-- begin --

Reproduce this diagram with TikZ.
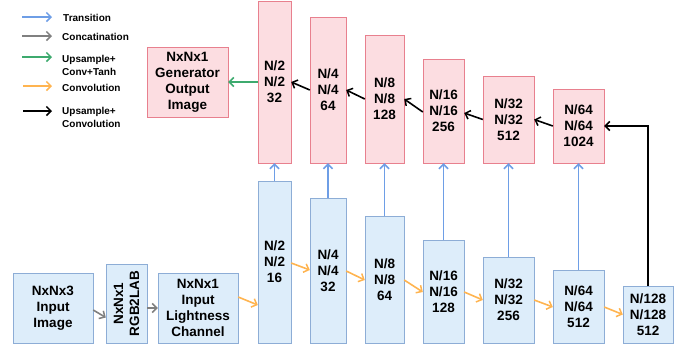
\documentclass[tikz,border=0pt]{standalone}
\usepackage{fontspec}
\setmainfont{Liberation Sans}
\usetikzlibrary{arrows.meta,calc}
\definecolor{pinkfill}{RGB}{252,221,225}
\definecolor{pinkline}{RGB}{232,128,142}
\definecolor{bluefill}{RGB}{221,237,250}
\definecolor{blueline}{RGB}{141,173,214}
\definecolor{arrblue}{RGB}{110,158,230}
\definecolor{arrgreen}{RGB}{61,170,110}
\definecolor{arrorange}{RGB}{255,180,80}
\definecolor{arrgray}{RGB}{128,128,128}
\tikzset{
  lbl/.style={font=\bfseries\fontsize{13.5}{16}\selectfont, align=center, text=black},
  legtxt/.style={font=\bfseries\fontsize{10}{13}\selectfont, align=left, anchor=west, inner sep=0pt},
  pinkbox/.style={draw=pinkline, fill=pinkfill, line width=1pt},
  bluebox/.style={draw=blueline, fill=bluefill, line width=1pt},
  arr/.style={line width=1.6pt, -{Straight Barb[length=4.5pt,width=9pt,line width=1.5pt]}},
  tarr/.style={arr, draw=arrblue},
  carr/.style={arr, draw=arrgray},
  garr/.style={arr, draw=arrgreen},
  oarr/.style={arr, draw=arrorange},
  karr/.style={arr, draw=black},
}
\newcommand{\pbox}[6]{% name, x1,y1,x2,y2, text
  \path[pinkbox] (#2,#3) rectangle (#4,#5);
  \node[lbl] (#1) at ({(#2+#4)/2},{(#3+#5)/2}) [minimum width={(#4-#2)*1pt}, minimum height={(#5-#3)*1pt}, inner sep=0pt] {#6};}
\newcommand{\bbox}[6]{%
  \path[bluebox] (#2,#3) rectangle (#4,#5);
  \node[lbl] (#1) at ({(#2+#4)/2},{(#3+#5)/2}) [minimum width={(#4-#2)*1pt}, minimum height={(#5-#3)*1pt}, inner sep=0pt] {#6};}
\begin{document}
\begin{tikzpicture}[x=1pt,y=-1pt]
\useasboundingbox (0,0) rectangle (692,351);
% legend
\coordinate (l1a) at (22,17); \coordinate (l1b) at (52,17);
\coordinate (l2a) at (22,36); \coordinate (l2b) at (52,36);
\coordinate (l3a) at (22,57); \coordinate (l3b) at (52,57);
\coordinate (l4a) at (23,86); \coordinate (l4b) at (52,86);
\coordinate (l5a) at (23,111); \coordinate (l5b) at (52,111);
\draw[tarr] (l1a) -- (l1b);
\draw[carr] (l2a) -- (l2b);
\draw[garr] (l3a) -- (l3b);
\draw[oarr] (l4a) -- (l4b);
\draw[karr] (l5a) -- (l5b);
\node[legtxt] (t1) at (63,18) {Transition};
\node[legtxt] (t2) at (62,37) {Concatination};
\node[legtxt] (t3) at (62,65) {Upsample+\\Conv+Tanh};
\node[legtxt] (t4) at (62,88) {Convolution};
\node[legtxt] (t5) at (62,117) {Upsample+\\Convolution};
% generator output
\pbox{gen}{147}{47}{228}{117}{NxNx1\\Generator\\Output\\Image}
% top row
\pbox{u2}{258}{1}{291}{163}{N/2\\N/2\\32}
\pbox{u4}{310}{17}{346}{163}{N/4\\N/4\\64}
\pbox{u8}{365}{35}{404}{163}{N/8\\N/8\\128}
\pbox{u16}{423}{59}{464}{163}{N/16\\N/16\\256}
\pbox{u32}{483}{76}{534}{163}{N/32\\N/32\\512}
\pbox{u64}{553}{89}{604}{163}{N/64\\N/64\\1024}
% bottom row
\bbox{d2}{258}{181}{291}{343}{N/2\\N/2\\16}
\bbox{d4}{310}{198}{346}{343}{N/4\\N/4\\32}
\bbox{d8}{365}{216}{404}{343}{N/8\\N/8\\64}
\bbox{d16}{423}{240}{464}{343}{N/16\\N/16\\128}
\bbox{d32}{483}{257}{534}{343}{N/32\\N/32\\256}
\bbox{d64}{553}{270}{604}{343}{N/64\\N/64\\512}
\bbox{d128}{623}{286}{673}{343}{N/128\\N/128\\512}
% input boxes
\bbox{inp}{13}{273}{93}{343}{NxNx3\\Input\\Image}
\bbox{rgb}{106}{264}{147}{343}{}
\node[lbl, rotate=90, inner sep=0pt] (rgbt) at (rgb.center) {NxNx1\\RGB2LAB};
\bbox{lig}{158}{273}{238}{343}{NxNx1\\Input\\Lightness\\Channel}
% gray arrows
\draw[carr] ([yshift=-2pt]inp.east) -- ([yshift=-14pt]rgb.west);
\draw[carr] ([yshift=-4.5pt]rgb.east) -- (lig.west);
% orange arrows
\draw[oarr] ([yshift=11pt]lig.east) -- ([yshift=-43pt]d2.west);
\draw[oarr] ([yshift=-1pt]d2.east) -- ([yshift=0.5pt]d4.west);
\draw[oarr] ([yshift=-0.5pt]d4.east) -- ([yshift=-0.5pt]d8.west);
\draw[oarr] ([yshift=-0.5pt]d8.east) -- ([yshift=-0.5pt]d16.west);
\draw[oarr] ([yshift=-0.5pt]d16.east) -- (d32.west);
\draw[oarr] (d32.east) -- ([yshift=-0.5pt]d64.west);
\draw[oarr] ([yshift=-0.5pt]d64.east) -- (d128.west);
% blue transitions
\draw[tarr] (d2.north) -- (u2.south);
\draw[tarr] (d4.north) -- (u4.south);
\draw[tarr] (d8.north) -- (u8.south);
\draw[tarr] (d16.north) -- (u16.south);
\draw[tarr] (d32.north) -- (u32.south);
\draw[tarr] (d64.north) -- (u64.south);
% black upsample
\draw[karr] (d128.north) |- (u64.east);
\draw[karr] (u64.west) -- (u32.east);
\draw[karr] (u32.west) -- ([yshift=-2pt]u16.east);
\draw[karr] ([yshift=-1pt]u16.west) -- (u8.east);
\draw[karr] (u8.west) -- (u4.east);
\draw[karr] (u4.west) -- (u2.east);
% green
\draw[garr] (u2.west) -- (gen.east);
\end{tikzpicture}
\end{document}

-- end --

• _To be done_: Leave out the pictures and restate everything else word for word.

• _Task response_:
Reproduce this diagram with TikZ.
\documentclass[tikz,border=0pt]{standalone}
\usepackage{fontspec}
\setmainfont{Liberation Sans}
\usetikzlibrary{arrows.meta,calc}
\definecolor{pinkfill}{RGB}{252,221,225}
\definecolor{pinkline}{RGB}{232,128,142}
\definecolor{bluefill}{RGB}{221,237,250}
\definecolor{blueline}{RGB}{141,173,214}
\definecolor{arrblue}{RGB}{110,158,230}
\definecolor{arrgreen}{RGB}{61,170,110}
\definecolor{arrorange}{RGB}{255,180,80}
\definecolor{arrgray}{RGB}{128,128,128}
\tikzset{
  lbl/.style={font=\bfseries\fontsize{13.5}{16}\selectfont, align=center, text=black},
  legtxt/.style={font=\bfseries\fontsize{10}{13}\selectfont, align=left, anchor=west, inner sep=0pt},
  pinkbox/.style={draw=pinkline, fill=pinkfill, line width=1pt},
  bluebox/.style={draw=blueline, fill=bluefill, line width=1pt},
  arr/.style={line width=1.6pt, -{Straight Barb[length=4.5pt,width=9pt,line width=1.5pt]}},
  tarr/.style={arr, draw=arrblue},
  carr/.style={arr, draw=arrgray},
  garr/.style={arr, draw=arrgreen},
  oarr/.style={arr, draw=arrorange},
  karr/.style={arr, draw=black},
}
\newcommand{\pbox}[6]{% name, x1,y1,x2,y2, text
  \path[pinkbox] (#2,#3) rectangle (#4,#5);
  \node[lbl] (#1) at ({(#2+#4)/2},{(#3+#5)/2}) [minimum width={(#4-#2)*1pt}, minimum height={(#5-#3)*1pt}, inner sep=0pt] {#6};}
\newcommand{\bbox}[6]{%
  \path[bluebox] (#2,#3) rectangle (#4,#5);
  \node[lbl] (#1) at ({(#2+#4)/2},{(#3+#5)/2}) [minimum width={(#4-#2)*1pt}, minimum height={(#5-#3)*1pt}, inner sep=0pt] {#6};}
\begin{document}
\begin{tikzpicture}[x=1pt,y=-1pt]
\useasboundingbox (0,0) rectangle (692,351);
% legend
\coordinate (l1a) at (22,17); \coordinate (l1b) at (52,17);
\coordinate (l2a) at (22,36); \coordinate (l2b) at (52,36);
\coordinate (l3a) at (22,57); \coordinate (l3b) at (52,57);
\coordinate (l4a) at (23,86); \coordinate (l4b) at (52,86);
\coordinate (l5a) at (23,111); \coordinate (l5b) at (52,111);
\draw[tarr] (l1a) -- (l1b);
\draw[carr] (l2a) -- (l2b);
\draw[garr] (l3a) -- (l3b);
\draw[oarr] (l4a) -- (l4b);
\draw[karr] (l5a) -- (l5b);
\node[legtxt] (t1) at (63,18) {Transition};
\node[legtxt] (t2) at (62,37) {Concatination};
\node[legtxt] (t3) at (62,65) {Upsample+\\Conv+Tanh};
\node[legtxt] (t4) at (62,88) {Convolution};
\node[legtxt] (t5) at (62,117) {Upsample+\\Convolution};
% generator output
\pbox{gen}{147}{47}{228}{117}{NxNx1\\Generator\\Output\\Image}
% top row
\pbox{u2}{258}{1}{291}{163}{N/2\\N/2\\32}
\pbox{u4}{310}{17}{346}{163}{N/4\\N/4\\64}
\pbox{u8}{365}{35}{404}{163}{N/8\\N/8\\128}
\pbox{u16}{423}{59}{464}{163}{N/16\\N/16\\256}
\pbox{u32}{483}{76}{534}{163}{N/32\\N/32\\512}
\pbox{u64}{553}{89}{604}{163}{N/64\\N/64\\1024}
% bottom row
\bbox{d2}{258}{181}{291}{343}{N/2\\N/2\\16}
\bbox{d4}{310}{198}{346}{343}{N/4\\N/4\\32}
\bbox{d8}{365}{216}{404}{343}{N/8\\N/8\\64}
\bbox{d16}{423}{240}{464}{343}{N/16\\N/16\\128}
\bbox{d32}{483}{257}{534}{343}{N/32\\N/32\\256}
\bbox{d64}{553}{270}{604}{343}{N/64\\N/64\\512}
\bbox{d128}{623}{286}{673}{343}{N/128\\N/128\\512}
% input boxes
\bbox{inp}{13}{273}{93}{343}{NxNx3\\Input\\Image}
\bbox{rgb}{106}{264}{147}{343}{}
\node[lbl, rotate=90, inner sep=0pt] (rgbt) at (rgb.center) {NxNx1\\RGB2LAB};
\bbox{lig}{158}{273}{238}{343}{NxNx1\\Input\\Lightness\\Channel}
% gray arrows
\draw[carr] ([yshift=-2pt]inp.east) -- ([yshift=-14pt]rgb.west);
\draw[carr] ([yshift=-4.5pt]rgb.east) -- (lig.west);
% orange arrows
\draw[oarr] ([yshift=11pt]lig.east) -- ([yshift=-43pt]d2.west);
\draw[oarr] ([yshift=-1pt]d2.east) -- ([yshift=0.5pt]d4.west);
\draw[oarr] ([yshift=-0.5pt]d4.east) -- ([yshift=-0.5pt]d8.west);
\draw[oarr] ([yshift=-0.5pt]d8.east) -- ([yshift=-0.5pt]d16.west);
\draw[oarr] ([yshift=-0.5pt]d16.east) -- (d32.west);
\draw[oarr] (d32.east) -- ([yshift=-0.5pt]d64.west);
\draw[oarr] ([yshift=-0.5pt]d64.east) -- (d128.west);
% blue transitions
\draw[tarr] (d2.north) -- (u2.south);
\draw[tarr] (d4.north) -- (u4.south);
\draw[tarr] (d8.north) -- (u8.south);
\draw[tarr] (d16.north) -- (u16.south);
\draw[tarr] (d32.north) -- (u32.south);
\draw[tarr] (d64.north) -- (u64.south);
% black upsample
\draw[karr] (d128.north) |- (u64.east);
\draw[karr] (u64.west) -- (u32.east);
\draw[karr] (u32.west) -- ([yshift=-2pt]u16.east);
\draw[karr] ([yshift=-1pt]u16.west) -- (u8.east);
\draw[karr] (u8.west) -- (u4.east);
\draw[karr] (u4.west) -- (u2.east);
% green
\draw[garr] (u2.west) -- (gen.east);
\end{tikzpicture}
\end{document}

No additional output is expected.